The town is known for its 1869 windmill near Hythe Road, and St Mary's Church on Church Road, which has one of the oldest ringing bells in Kent.

Former English international cricketers Mark Ealham and Richard Ellison were born in Willesborough.

In 1931 the civil parish had a population of 4979. On 1 April 1932 the parish was abolished and merged with Ashford, Mersham, Hinxhill and Sevington. It is now in the unparished area of Ashford.

==Commerce==
===William Harvey Hospital===
The William Harvey Hospital, a major hospital providing services for east Kent, is in Willesborough, and is named after the discoverer of the blood circulatory system.
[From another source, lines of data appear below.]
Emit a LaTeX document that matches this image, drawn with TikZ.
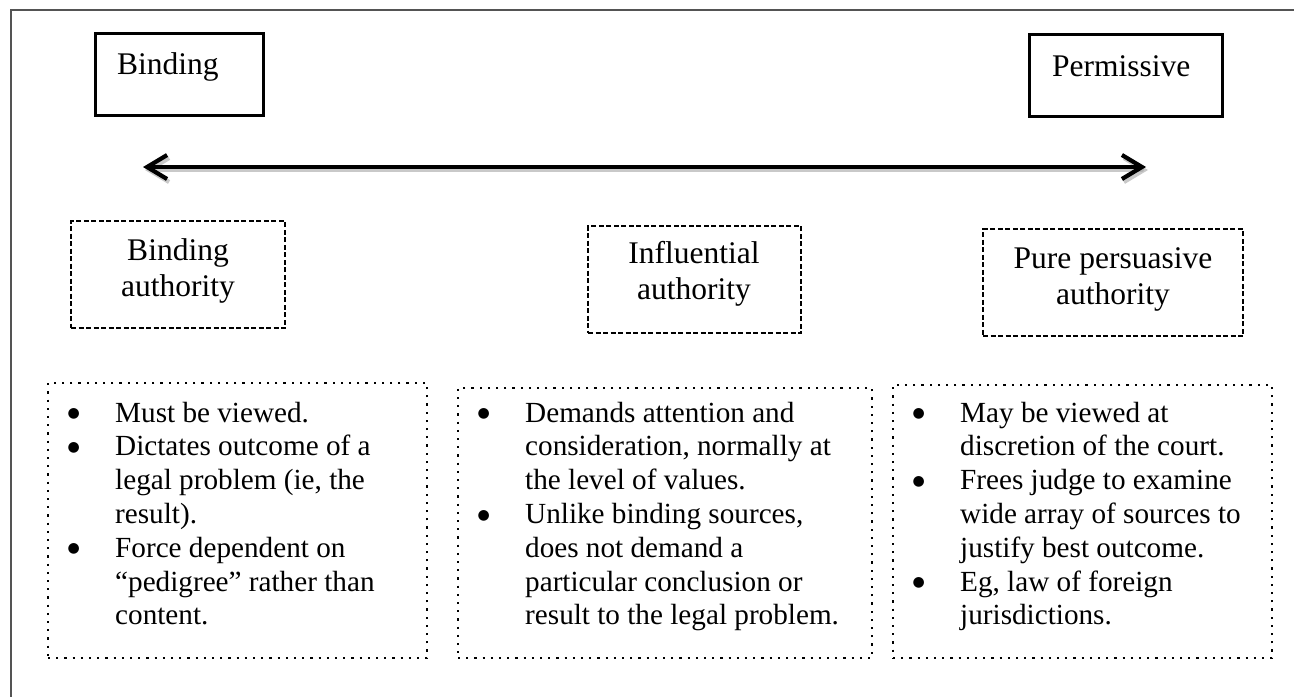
\documentclass[tikz,border=0pt]{standalone}
\usepackage{fontspec}
\setmainfont{Liberation Serif}
\newfontfamily\dejavu{DejaVu Sans}
\usetikzlibrary{arrows.meta,shadows}
\definecolor{framegray}{gray}{0.33}
\newcommand{\bu}{\makebox[67pt][l]{\hspace*{19.5pt}\raisebox{4.5pt}{\dejavu\fontsize{14}{14}\selectfont ●}}}
\newcommand{\ind}{\hspace*{67pt}}
\newcommand{\headfont}{\fontsize{31.5}{36.3}\selectfont}
\newcommand{\bodyfont}{\fontsize{29.2}{33.8}\selectfont}
\begin{document}
\begin{tikzpicture}[x=1pt,y=-1pt,
  solidbox/.style={draw, fill=white, line width=3pt, inner sep=0pt,
    drop shadow={shadow xshift=1.5pt, shadow yshift=-1.5pt, fill=black!30}},
  dashbox/.style={draw, line width=1.5pt, dash pattern=on 5pt off 2.5pt, inner sep=0pt},
  dotbox/.style={draw, line width=2.2pt, dash pattern=on 2.2pt off 6pt, inner sep=0pt},
  headtext/.style={font=\headfont, align=center, inner sep=0pt, anchor=north},
  toptext/.style={font=\headfont, inner sep=0pt, anchor=base west},
  bodytext/.style={font=\bodyfont, align=left, inner sep=0pt, anchor=north west},
  bigarrow/.style={line width=4.2pt, line cap=round,
    {Straight Barb[length=20pt,width=24pt]}-{Straight Barb[length=20pt,width=24pt]}},
  arrowshadow/.style={bigarrow, draw=black!35, opacity=0.6}]
\useasboundingbox[fill=white] (0,0) rectangle (1294,697);
% outer frame
\coordinate (fTR) at (1294,10);
\coordinate (fTL) at (11,10);
\coordinate (fBL) at (11,697);
\draw[framegray, line width=1.5pt] (fTR) -- (fTL) -- (fBL);

% top boxes
\node[solidbox, minimum width=168pt, minimum height=82pt] (bind) at (179,74) {};
\node[toptext] (bindt) at (117,74) {Binding};
\node[solidbox, minimum width=193pt, minimum height=82pt] (perm) at (1125.5,75) {};
\node[toptext] (permt) at (1052,76) {Permissive};

% arrow
\coordinate (aL) at (143,167);
\coordinate (aR) at (1146,167);
\draw[arrowshadow] ([shift={(2,3)}]aL) -- ([shift={(2,3)}]aR);
\draw[bigarrow] (aL) -- (aR);

% dashed heading boxes
\node[dashbox, minimum width=214pt, minimum height=107pt] (d1) at (178,274.5) {};
\node[headtext] (d1t) at (178,234.6) {\strut Binding\\authority};
\node[dashbox, minimum width=213pt, minimum height=107pt] (d2) at (694.5,279.5) {};
\node[headtext] (d2t) at (694,237.6) {\strut Influential\\authority};
\node[dashbox, minimum width=260pt, minimum height=107pt] (d3) at (1113,282.5) {};
\node[headtext] (d3t) at (1113,242.6) {\strut Pure persuasive\\authority};

% dotted bullet boxes
\node[dotbox, minimum width=379pt, minimum height=275pt] (b1) at (237.5,520.5) {};
\node[bodytext] (b1t) at (48,398.3) {\bu\strut Must be viewed.\\
\bu Dictates outcome of a\\
\ind legal problem (ie, the\\
\ind result).\\
\bu Force dependent on\\
\ind “pedigree” rather than\\
\ind content.};

\node[dotbox, minimum width=414pt, minimum height=270pt] (b2) at (665,523) {};
\node[bodytext] (b2t) at (458,398.3) {\bu\strut Demands attention and\\
\ind consideration, normally at\\
\ind the level of values.\\
\bu Unlike binding sources,\\
\ind does not demand a\\
\ind particular conclusion or\\
\ind result to the legal problem.};

\node[dotbox, minimum width=379pt, minimum height=273pt] (b3) at (1082.5,521.5) {};
\node[bodytext] (b3t) at (893,398.3) {\bu\strut May be viewed at\\
\ind discretion of the court.\\
\bu Frees judge to examine\\
\ind wide array of sources to\\
\ind justify best outcome.\\
\bu Eg, law of foreign\\
\ind jurisdictions.};
\end{tikzpicture}
\end{document}
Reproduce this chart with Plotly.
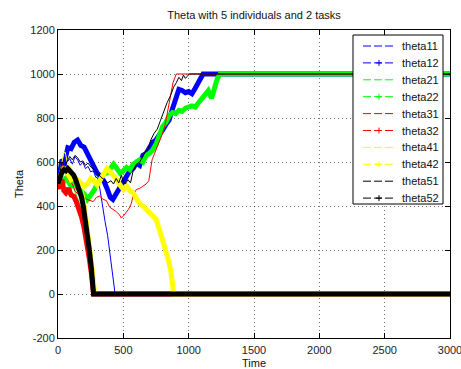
import plotly.graph_objects as go

# Series names, colours and line kinds (thin dashed "1" series, thick "+" series)
names = ["theta11", "theta12", "theta21", "theta22", "theta31",
         "theta32", "theta41", "theta42", "theta51", "theta52"]
colors = ["#0000ff", "#0000ff", "#00ff00", "#00ff00", "#ff0000",
          "#ff0000", "#ffff00", "#ffff00", "#000000", "#000000"]

x_ticks = [0, 500, 1000, 1500, 2000, 2500, 3000]
y_ticks = [-200, 0, 200, 400, 600, 800, 1000, 1200]

t11 = [0, 15, 30, 50, 70, 90, 110, 130, 150, 170, 190, 210, 230, 250, 270, 290,
       300, 320, 340, 360, 380, 395, 410, 425, 437, 3000]
v11 = [500, 540, 575, 560, 600, 615, 590, 625, 610, 585, 600, 570, 580, 555, 560, 530,
       530, 480, 400, 330, 265, 200, 130, 60, 0, 0]

t12 = [0, 15, 30, 50, 75, 100, 125, 150, 175, 200, 225, 250, 275, 300, 325, 350,
       375, 400, 420, 440, 460, 480, 500, 525, 550, 575, 600, 625, 650, 675, 700,
       725, 750, 775, 800, 825, 850, 875, 900, 925, 950, 975, 1000, 1025, 1050,
       1075, 1095, 1110, 3000]
v12 = [500, 560, 610, 600, 665, 660, 690, 700, 675, 668, 640, 610, 585, 550, 535, 515,
       480, 440, 430, 450, 470, 490, 505, 530, 560, 570, 595, 585, 630, 640, 670,
       690, 700, 720, 745, 770, 790, 840, 890, 930, 925, 915, 920, 910, 935,
       960, 990, 1000, 1000]

t21 = [0, 20, 40, 60, 80, 100, 120, 140, 160, 180, 200, 220, 240, 260, 280, 3000]
v21 = [500, 530, 555, 540, 520, 505, 480, 450, 420, 380, 320, 250, 170, 90, 0, 0]

t22 = [0, 20, 40, 60, 80, 100, 125, 150, 175, 200, 225, 250, 275, 300, 325, 350,
       375, 400, 425, 450, 475, 500, 525, 550, 575, 600, 625, 650, 675, 700, 725,
       750, 775, 800, 825, 850, 875, 900, 925, 950, 975, 1000, 1025, 1050, 1075,
       1100, 1125, 1150, 1175, 1200, 1220, 1240, 3000]
v22 = [500, 520, 505, 530, 510, 490, 515, 480, 470, 455, 430, 450, 470, 500, 520, 545,
       550, 575, 590, 570, 550, 560, 575, 565, 590, 600, 610, 600, 630, 640, 655,
       680, 715, 760, 780, 810, 825, 820, 835, 830, 845, 850, 855, 850, 870,
       890, 905, 925, 890, 950, 980, 1000, 1000]

t31 = [0, 15, 30, 50, 70, 90, 110, 130, 150, 175, 200, 220, 245, 270, 295, 320,
       345, 370, 395, 420, 445, 470, 485, 500, 520, 540, 560, 580, 600, 625, 650,
       675, 695, 705, 720, 740, 760, 780, 800, 820, 840, 860, 880, 905, 3000]
v31 = [500, 550, 590, 555, 530, 510, 500, 470, 455, 450, 440, 430, 425, 420, 440, 445,
       430, 425, 395, 385, 375, 360, 345, 355, 370, 385, 410, 455, 475, 480, 490,
       500, 515, 560, 610, 640, 670, 700, 730, 770, 830, 900, 960, 1000, 1000]

t32 = [0, 15, 30, 45, 60, 80, 100, 120, 140, 160, 180, 200, 220, 240, 255, 272, 3000]
v32 = [500, 480, 520, 470, 460, 480, 450, 445, 420, 390, 350, 300, 240, 160, 95, 0, 0]

t41 = [0, 15, 30, 45, 55, 70, 90, 110, 130, 150, 170, 190, 210, 230, 250, 270, 285,
       295, 3000]
v41 = [500, 560, 600, 640, 645, 600, 585, 560, 540, 530, 520, 480, 420, 340, 250, 150, 70,
       0, 0]

t42 = [0, 20, 40, 60, 80, 100, 125, 150, 175, 200, 225, 250, 275, 300, 325, 350,
       375, 400, 425, 450, 475, 500, 525, 550, 575, 600, 625, 650, 675, 700, 725,
       750, 775, 800, 825, 845, 865, 878, 885, 3000]
v42 = [500, 545, 575, 560, 540, 520, 530, 520, 505, 490, 500, 525, 515, 495, 520, 550,
       570, 555, 540, 520, 495, 475, 490, 470, 460, 430, 410, 400, 385, 370, 355,
       340, 295, 250, 200, 155, 100, 45, 0, 0]

t51 = [0, 15, 30, 50, 70, 90, 110, 130, 150, 170, 190, 210, 230, 255, 280, 305,
       330, 355, 380, 405, 425, 445, 465, 485, 500, 515, 535, 555, 575, 600, 625,
       650, 670, 690, 710, 735, 760, 785, 810, 835, 860, 885, 905, 925, 945, 960,
       975, 990, 1005, 3000]
v51 = [500, 560, 600, 580, 605, 625, 610, 630, 620, 600, 605, 585, 595, 575, 565, 545,
       530, 520, 505, 515, 500, 525, 505, 540, 510, 500, 520, 505, 560, 590, 600,
       625, 650, 660, 700, 730, 750, 790, 830, 870, 900, 940, 960, 985, 970, 995,
       980, 990, 1000, 1000]

t52 = [0, 15, 30, 45, 60, 75, 90, 105, 120, 135, 150, 165, 180, 195, 210, 225, 240,
       255, 265, 272, 3000]
v52 = [500, 530, 555, 565, 560, 570, 560, 545, 540, 520, 495, 470, 440, 395, 340, 280,
       200, 120, 60, 0, 0]

times = [t11, t12, t21, t22, t31, t32, t41, t42, t51, t52]
values = [v11, v12, v21, v22, v31, v32, v41, v42, v51, v52]

FONT = "Liberation Sans, Arial, sans-serif"
W, H = 461, 369
ML, MR, MT, MB = 58, 11, 30, 31

fig = go.Figure()
for name, col, t, v in zip(names, colors, times, values):
    thick = name.endswith("2")
    fig.add_trace(go.Scatter(
        x=t, y=v, mode="lines", name=name, showlegend=False,
        line=dict(color=col, width=5 if thick else 1),
        hoverinfo="x+y+name",
    ))

# Legend box drawn in pixel space of the page, converted to paper units
PW, PH = W - ML - MR, H - MT - MB


def px(x):
    return (x - ML) / PW


def py(y):
    return (H - MB - y) / PH


shapes = [dict(type="rect", xref="paper", yref="paper",
               x0=px(353), x1=px(443), y0=py(204), y1=py(35),
               line=dict(color="black", width=1), fillcolor="white", layer="above")]
annotations = []
for i, (name, col) in enumerate(zip(names, colors)):
    yy = 46 + i * 16.9
    shapes.append(dict(type="line", xref="paper", yref="paper",
                       x0=px(363), x1=px(395), y0=py(yy), y1=py(yy),
                       line=dict(color=col, width=1, dash="8px,3px"), layer="above"))
    if name.endswith("2"):
        shapes.append(dict(type="line", xref="paper", yref="paper",
                           x0=px(376), x1=px(382), y0=py(yy), y1=py(yy),
                           line=dict(color=col, width=1), layer="above"))
        shapes.append(dict(type="line", xref="paper", yref="paper",
                           x0=px(379), x1=px(379), y0=py(yy - 3), y1=py(yy + 3),
                           line=dict(color=col, width=1), layer="above"))
    annotations.append(dict(xref="paper", yref="paper", x=px(400), y=py(yy),
                            text=name, showarrow=False, xanchor="left",
                            yanchor="middle", font=dict(family=FONT, size=11, color="#111")))

axis_common = dict(
    showline=True, linecolor="black", linewidth=1, mirror="ticks",
    ticks="inside", ticklen=5, tickcolor="black", ticklabeloverflow="allow",
    automargin=False,
    showgrid=True, gridcolor="rgba(0,0,0,0.55)", griddash="1px,3px", gridwidth=1,
    zeroline=False, tickfont=dict(family=FONT, size=11, color="#222"),
)

fig.update_layout(
    width=W, height=H, autosize=False,
    margin=dict(l=ML, r=MR, t=MT, b=MB),
    paper_bgcolor="white", plot_bgcolor="white",
    title=dict(text="Theta with 5 individuals and 2 tasks", x=0.5, xref="paper",
               y=1 - 15 / H, yanchor="middle", automargin=False,
               font=dict(family=FONT, size=11, color="#111")),
    xaxis=dict(range=[0, 3000], tickvals=x_ticks, ticktext=[str(v) for v in x_ticks],
               ticklabelstandoff=2,
               title=dict(text="Time", font=dict(family=FONT, size=11, color="#111"),
                          standoff=8),
               **axis_common),
    yaxis=dict(range=[-200, 1200], tickvals=y_ticks, ticktext=[str(v) for v in y_ticks],
               title=dict(text="Theta", font=dict(family=FONT, size=11, color="#111"),
                          standoff=4),
               **axis_common),
    shapes=shapes, annotations=annotations, showlegend=False,
)

fig.write_html("out.html")
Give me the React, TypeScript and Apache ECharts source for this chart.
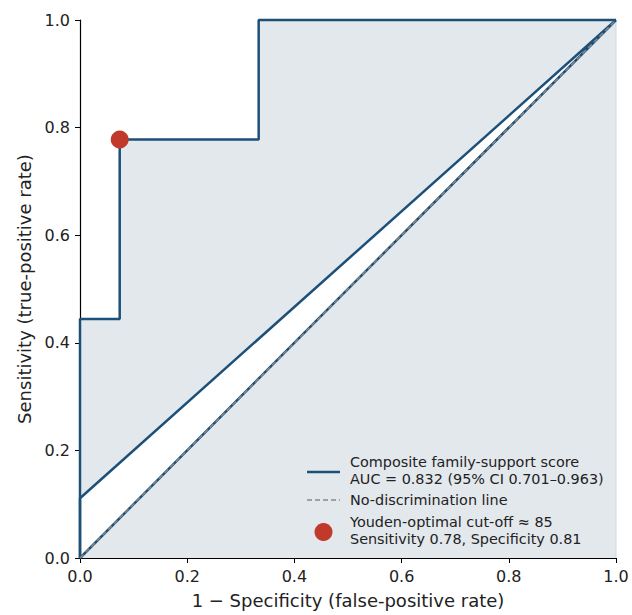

There is a statue of William Harvey at the hospital, and an older, damaged, statue of him, formerly the hospital, in the garden at the William Harvey Public House on Church Road in Willesborough.

===Industry===
Norman Cycles was a bicycle, autocycle, moped and motorbike manufacturer based in Ashford. The Norman Cycles Club is based at Willesborough Windmill and the Norman Museum is located in the windmill's barn, where mopeds and bicycles are on display.

===Ashford Steam Centre===
Between 1969 and 1976, Ashford Steam Centre operated at the former engine shed that served Ashford railway station.